Update – 04 August 2006 – GRIM, posting at Blackfive comes up with an interesting essay about the scientific community and various scientists’ persuasions about global warming and climate change.
Beware when the words scientific and consensus are used together.
It’s interesting how Newsweek Magazine, long known in conservative circles to be politically left, seems to have changed it’s mind about long-term climate change. They couldn’t be merely harping about the latest trends in junk science, could they?
Image (Courtesy NASA SOHO): A three-day movie of the Sun reveals why this seething monster is the main source of climate effects on Earth. After watching this for a few moments, the notion that mankind could have a more significant effect than the Sun seems patently ridiculous. Just look at the bubbling cauldron of the photosphere and the massive plasma ejections! Awesome!
Dan Walters of the Sacramento Bee writes an interesting editorial about current climate junk science and the political outcroppings in California:
Global warming, whether theory or fact, spawns political heat
Thirty-one years ago, Newsweek magazine published an extensive account of what it described as a growing scientific consensus of global climate change.
“There are ominous signs that the Earth’s weather patterns have begun to change dramatically and that these changes may portend a drastic decline in food production,” Newsweek said, adding, “The evidence in support of these predictions has now begun to accumulate so massively that meteorologists are hard-pressed to keep up with it” and “to scientists these seemingly disparate incidents represent the advance signs of fundamental changes in the world’s weather.”Global warming? Not quite. The Newsweek article about the emerging scientific consensus was about global cooling and the potential onset of a mini-ice age, akin to the one that chilled the Northern Hemisphere between 1600 and 1900. [See the facts about the Maunder Minimum and mini-ice-age — Ed.]

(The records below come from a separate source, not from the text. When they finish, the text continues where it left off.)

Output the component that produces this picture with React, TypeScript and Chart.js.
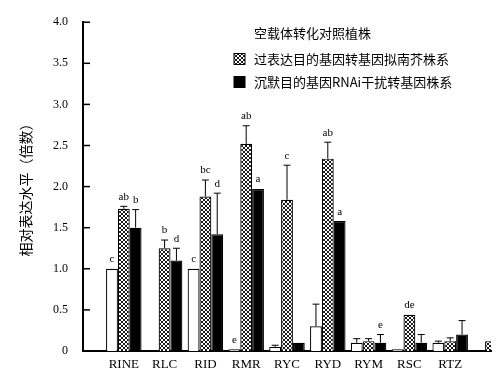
import React, { useEffect, useRef } from "react";
import { Chart, registerables } from "chart.js";

Chart.register(...registerables);

const categories = ["", "RINE", "RLC", "RID", "RMR", "RYC", "RYD", "RYM", "RSC", "RTZ", ""];
const seriesNames = [
  "空载体转化对照植株",
  "过表达目的基因转基因拟南芥株系",
  "沉默目的基因RNAi干扰转基因株系",
];
const controlValues = [null, 1.0, null, 1.0, 0.02, 0.05, 0.3, 0.1, 0.02, 0.1, null];
const controlErrors = [0, 0, 0, 0, 0, 0.02, 0.27, 0.05, 0, 0.02, 0];
const overValues = [null, 1.73, 1.25, 1.88, 2.52, 1.84, 2.34, 0.12, 0.44, 0.12, 0.12];
const overErrors = [0, 0.03, 0.1, 0.2, 0.22, 0.42, 0.2, 0.03, 0, 0.04, 0];
const silenceValues = [null, 1.5, 1.1, 1.42, 1.97, 0.1, 1.58, 0.1, 0.1, 0.2, null];
const silenceErrors = [0, 0.22, 0.15, 0.5, 0, 0, 0, 0.1, 0.1, 0.17, 0];
const controlLetters = ["", "c", "", "c", "e", "", "", "", "", "", ""];
const overLetters = ["", "ab", "b", "bc", "ab", "c", "ab", "", "de", "", ""];
const silenceLetters = ["", "b", "d", "d", "a", "", "a", "e", "", "", ""];
const yTickValues = [0, 0.5, 1.0, 1.5, 2.0, 2.5, 3.0, 3.5, 4.0];
const yTitle = "相对表达水平（倍数）";

const SERIF = "'Liberation Serif', 'DejaVu Serif', serif";
const CJK = "'Noto Sans CJK SC', sans-serif";

function makeHatch(): CanvasPattern | string {
  const pc = document.createElement("canvas");
  pc.width = 4;
  pc.height = 4;
  const p = pc.getContext("2d");
  if (!p) return "#888";
  p.fillStyle = "#fff";
  p.fillRect(0, 0, 4, 4);
  p.strokeStyle = "#000";
  p.lineWidth = 0.9;
  p.beginPath();
  p.moveTo(0, 0);
  p.lineTo(4, 4);
  p.moveTo(4, 0);
  p.lineTo(0, 4);
  p.stroke();
  const pat = p.createPattern(pc, "repeat");
  return pat || "#888";
}

export default function App() {
  const ref = useRef<HTMLCanvasElement | null>(null);

  useEffect(() => {
    document.body.style.margin = "0";
    const canvas = ref.current;
    if (!canvas) return;
    const hatch = makeHatch();
    const errs = [controlErrors, overErrors, silenceErrors];
    const letters = [controlLetters, overLetters, silenceLetters];

    const overlay = {
      id: "overlay",
      afterDatasetsDraw(chart: any) {
        const ctx = chart.ctx;
        const y = chart.scales.y;
        const area = chart.chartArea;
        ctx.save();
        // inward ticks on y axis
        ctx.strokeStyle = "#000";
        ctx.lineWidth = 1.5;
        yTickValues.forEach((v) => {
          const py = y.getPixelForValue(v);
          ctx.beginPath();
          ctx.moveTo(area.left, py);
          ctx.lineTo(area.left + 7, py);
          ctx.stroke();
        });
        // error bars and letters
        ctx.beginPath();
        ctx.rect(area.left, 0, area.right - area.left, area.bottom + 1);
        ctx.clip();
        chart.data.datasets.forEach((ds: any, di: number) => {
          const meta = chart.getDatasetMeta(di);
          meta.data.forEach((bar: any, i: number) => {
            const v = ds.data[i];
            if (v === null || v === undefined) return;
            const e = errs[di][i] || 0;
            const x = bar.x;
            const top = y.getPixelForValue(v);
            const et = y.getPixelForValue(v + e);
            if (e > 0) {
              ctx.strokeStyle = "#000";
              ctx.lineWidth = 1;
              ctx.beginPath();
              ctx.moveTo(x, top);
              ctx.lineTo(x, et);
              ctx.moveTo(x - 3.5, et);
              ctx.lineTo(x + 3.5, et);
              ctx.stroke();
            }
            const t = letters[di][i];
            if (t) {
              ctx.fillStyle = "#000";
              ctx.font = "11px " + SERIF;
              ctx.textAlign = "center";
              ctx.textBaseline = "bottom";
              ctx.fillText(t, x, et - 4);
            }
          });
        });
        ctx.restore();
        // legend
        ctx.save();
        ctx.font = "13px " + CJK;
        ctx.textBaseline = "middle";
        ctx.textAlign = "left";
        ctx.fillStyle = "#000";
        const rows = [33, 59, 82];
        const fills = [null, hatch, "#000"];
        chart.data.datasets.forEach((ds: any, di: number) => {
          const cy = rows[di];
          const f = fills[di];
          if (f) {
            ctx.fillStyle = f as any;
            ctx.fillRect(234, cy - 5.5, 11, 11);
            ctx.strokeStyle = "#000";
            ctx.lineWidth = 1;
            ctx.strokeRect(234, cy - 5.5, 11, 11);
          }
          ctx.fillStyle = "#000";
          ctx.fillText(ds.label, 254, cy);
        });
        ctx.restore();
      },
    };

    const chart = new Chart(canvas, {
      type: "bar",
      data: {
        labels: categories,
        datasets: [
          {
            label: seriesNames[0],
            data: controlValues,
            backgroundColor: "#fff",
            borderColor: "#000",
            borderWidth: 1.2,
          },
          {
            label: seriesNames[1],
            data: overValues,
            backgroundColor: hatch as any,
            borderColor: "#000",
            borderWidth: 1.2,
          },
          {
            label: seriesNames[2],
            data: silenceValues,
            backgroundColor: "#000",
            borderColor: "#000",
            borderWidth: 1.2,
          },
        ],
      },
      options: {
        responsive: false,
        animation: false,
        layout: { padding: { top: 16, right: 0, left: 0, bottom: 0 } },
        datasets: { bar: { categoryPercentage: 0.87, barPercentage: 1.0 } },
        plugins: {
          legend: { display: false },
          tooltip: { enabled: false },
        },
        scales: {
          x: {
            offset: false,
            grid: { display: false, drawTicks: false },
            border: { display: true, color: "#000", width: 2 },
            ticks: {
              color: "#000",
              font: { family: SERIF, size: 13 },
              padding: 6,
              maxRotation: 0,
              autoSkip: false,
            },
            afterFit: (s: any) => {
              s.height = 31;
            },
          },
          y: {
            min: 0,
            max: 4,
            grid: { display: false, drawTicks: false },
            border: { display: true, color: "#000", width: 2 },
            afterBuildTicks: (s: any) => {
              s.ticks = yTickValues.map((v) => ({ value: v }));
            },
            ticks: {
              color: "#000",
              font: { family: SERIF, size: 12 },
              padding: 15,
              callback: (v: any) => (Number(v) === 0 ? "0" : Number(v).toFixed(1)),
            },
            title: {
              display: true,
              text: yTitle,
              color: "#000",
              font: { family: CJK, size: 14 },
              padding: { top: 17, bottom: 0 },
            },
            afterFit: (s: any) => {
              s.width = 83;
            },
          },
        },
      },
      plugins: [overlay],
    });
    return () => chart.destroy();
  }, []);

  return (
    <div style={{ width: 497, height: 382 }}>
      <canvas ref={ref} width={497} height={382} style={{ display: "block" }} />
    </div>
  );
}
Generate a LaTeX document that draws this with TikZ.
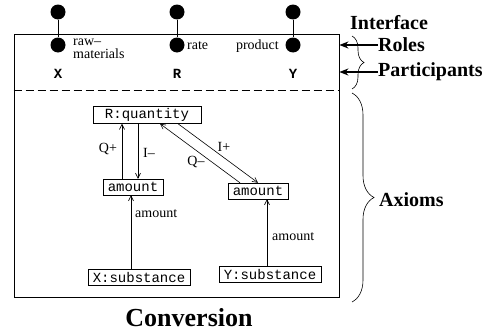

Now we are told, of course, that there’s a growing scientific consensus about global warming, with hydrocarbon emissions from humankind’s economic activities the chief culprit, although there’s a significant body of contrary opinion.
Whether global warming is a scientific fact or, alternatively, a theory being propagandized for ideological reasons is still an open question. But it clearly is a political fact and in politics, perceptions are always more powerful than reality, whatever it may be.
Walters goes on to write about how all this plays out in California politics.
Now, it’s no surprise to me that the politically-left Newsweek jumped all over the latest junk science in their October 1997 issue devoted to global warming. Shame on them for being junk science mongers.
The words scientific and consensus used together are always a sham. True science requires that proof be demonstrated — quad erat demonstratum — which is never the case with scientific consensus.